##### COLLECTED DATA #####
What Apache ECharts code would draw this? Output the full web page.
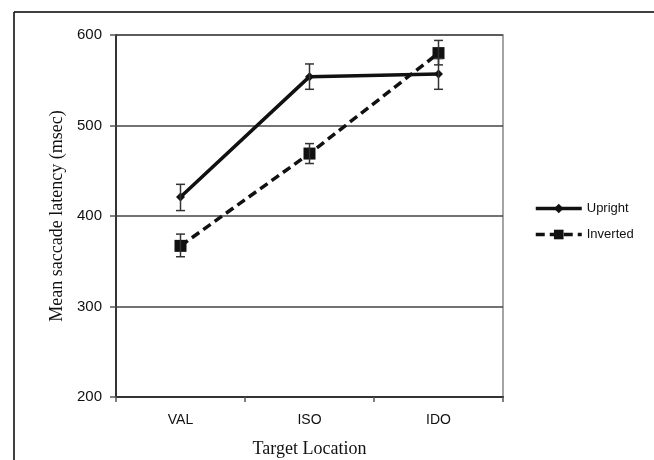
<!DOCTYPE html>
<html>
<head>
	<meta charset="utf-8">
	<title>Mean saccade latency</title>
	<script src="https://cdn.jsdelivr.net/npm/echarts@6/dist/echarts.min.js"></script>
	<style>
		html, body { margin: 0; padding: 0; background: #fff; }
		#chart { width: 654px; height: 460px; }
	</style>
</head>
<body>
	<div id="chart"></div>
	<script type="text/javascript">
	var categories = ['VAL', 'ISO', 'IDO'];
	var yTicks = [200, 300, 400, 500, 600];

	var uprightMean = [421, 554, 557];
	var uprightLow = [406, 540, 540];
	var uprightHigh = [435, 568, 574];

	var invertedMean = [367, 469, 580];
	var invertedLow = [355, 458, 567];
	var invertedHigh = [380, 480, 594];

	var myChart = echarts.init(document.getElementById('chart'));

	function errData(low, high) {
		var out = [];
		for (var i = 0; i < low.length; i++) {
			out.push([i, low[i], high[i]]);
		}
		return out;
	}

	// 误差线
	function renderErr(params, api) {
		var x = api.value(0);
		var top = api.coord([x, api.value(2)]);
		var bot = api.coord([x, api.value(1)]);
		var half = 4.5;
		var style = { stroke: '#333', lineWidth: 1.5 };
		return {
			type: 'group',
			children: [
				{ type: 'line', shape: { x1: top[0], y1: top[1], x2: bot[0], y2: bot[1] }, style: style },
				{ type: 'line', shape: { x1: top[0] - half, y1: top[1], x2: top[0] + half, y2: top[1] }, style: style },
				{ type: 'line', shape: { x1: bot[0] - half, y1: bot[1], x2: bot[0] + half, y2: bot[1] }, style: style }
			]
		};
	}

	var option = {
		backgroundColor: '#fff',
		animation: false,
		graphic: [
			{ type: 'line', shape: { x1: 14, y1: 12, x2: 654, y2: 12 }, style: { stroke: '#000', lineWidth: 1.5 } },
			{ type: 'line', shape: { x1: 14, y1: 12, x2: 14, y2: 460 }, style: { stroke: '#000', lineWidth: 1.5 } }
		],
		grid: {
			left: 116,
			right: 151,
			top: 35,
			bottom: 63,
			outerBoundsMode: 'none',
			show: true,
			borderColor: '#888',
			borderWidth: 1.5
		},
		legend: {
			orient: 'vertical',
			left: 529,
			top: 197,
			itemWidth: 46,
			itemHeight: 12,
			itemGap: 13,
			lineStyle: { width: 3.5 },
			textStyle: {
				fontFamily: 'Liberation Sans',
				fontSize: 13,
				color: '#111'
			},
			data: ['Upright', 'Inverted']
		},
		xAxis: {
			type: 'category',
			data: categories,
			boundaryGap: true,
			name: 'Target Location',
			nameLocation: 'middle',
			nameGap: 43,
			nameTextStyle: {
				fontFamily: 'Liberation Serif',
				fontSize: 18,
				color: '#111'
			},
			axisLine: {
				lineStyle: { color: '#333', width: 2 }
			},
			axisTick: {
				show: true,
				length: 5,
				lineStyle: { color: '#555', width: 1.5 }
			},
			axisLabel: {
				fontFamily: 'Liberation Sans',
				fontSize: 14,
				color: '#111',
				margin: 16
			}
		},
		yAxis: {
			type: 'value',
			min: yTicks[0],
			max: yTicks[yTicks.length - 1],
			interval: 100,
			name: 'Mean saccade latency (msec)',
			nameLocation: 'middle',
			nameGap: 50,
			nameTextStyle: {
				fontFamily: 'Liberation Serif',
				fontSize: 18,
				color: '#111'
			},
			axisLine: {
				show: true,
				lineStyle: { color: '#333', width: 2 }
			},
			axisTick: {
				show: true,
				length: 6,
				lineStyle: { color: '#555', width: 1.5 }
			},
			axisLabel: {
				fontFamily: 'Liberation Sans',
				fontSize: 15,
				color: '#111',
				margin: 14
			},
			splitLine: {
				lineStyle: { color: '#444', width: 1.5 }
			}
		},
		series: [{
			name: 'Upright',
			type: 'line',
			data: uprightMean,
			symbol: 'diamond',
			symbolSize: 9,
			itemStyle: { color: '#111' },
			lineStyle: { color: '#111', width: 3.5 },
			z: 3
		}, {
			name: 'Inverted',
			type: 'line',
			data: invertedMean,
			symbol: 'rect',
			symbolSize: 12,
			itemStyle: { color: '#111' },
			lineStyle: { color: '#111', width: 3.5, type: [9, 5] },
			z: 3
		}, {
			type: 'custom',
			renderItem: renderErr,
			data: errData(uprightLow, uprightHigh),
			z: 4
		}, {
			type: 'custom',
			renderItem: renderErr,
			data: errData(invertedLow, invertedHigh),
			z: 4
		}]
	};
	myChart.setOption(option);
	</script>
</body>
</html>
#####
● **WHAT THE TASK ASKS**
Omitting all pictures, restate exactly the lines of the material from its start through the line that contains "var myChart = echarts.init(document.getElementById('chart'));".

● **OUTPUT**
What Apache ECharts code would draw this? Output the full web page.
<!DOCTYPE html>
<html>
<head>
	<meta charset="utf-8">
	<title>Mean saccade latency</title>
	<script src="https://cdn.jsdelivr.net/npm/echarts@6/dist/echarts.min.js"></script>
	<style>
		html, body { margin: 0; padding: 0; background: #fff; }
		#chart { width: 654px; height: 460px; }
	</style>
</head>
<body>
	<div id="chart"></div>
	<script type="text/javascript">
	var categories = ['VAL', 'ISO', 'IDO'];
	var yTicks = [200, 300, 400, 500, 600];

	var uprightMean = [421, 554, 557];
	var uprightLow = [406, 540, 540];
	var uprightHigh = [435, 568, 574];

	var invertedMean = [367, 469, 580];
	var invertedLow = [355, 458, 567];
	var invertedHigh = [380, 480, 594];

	var myChart = echarts.init(document.getElementById('chart'));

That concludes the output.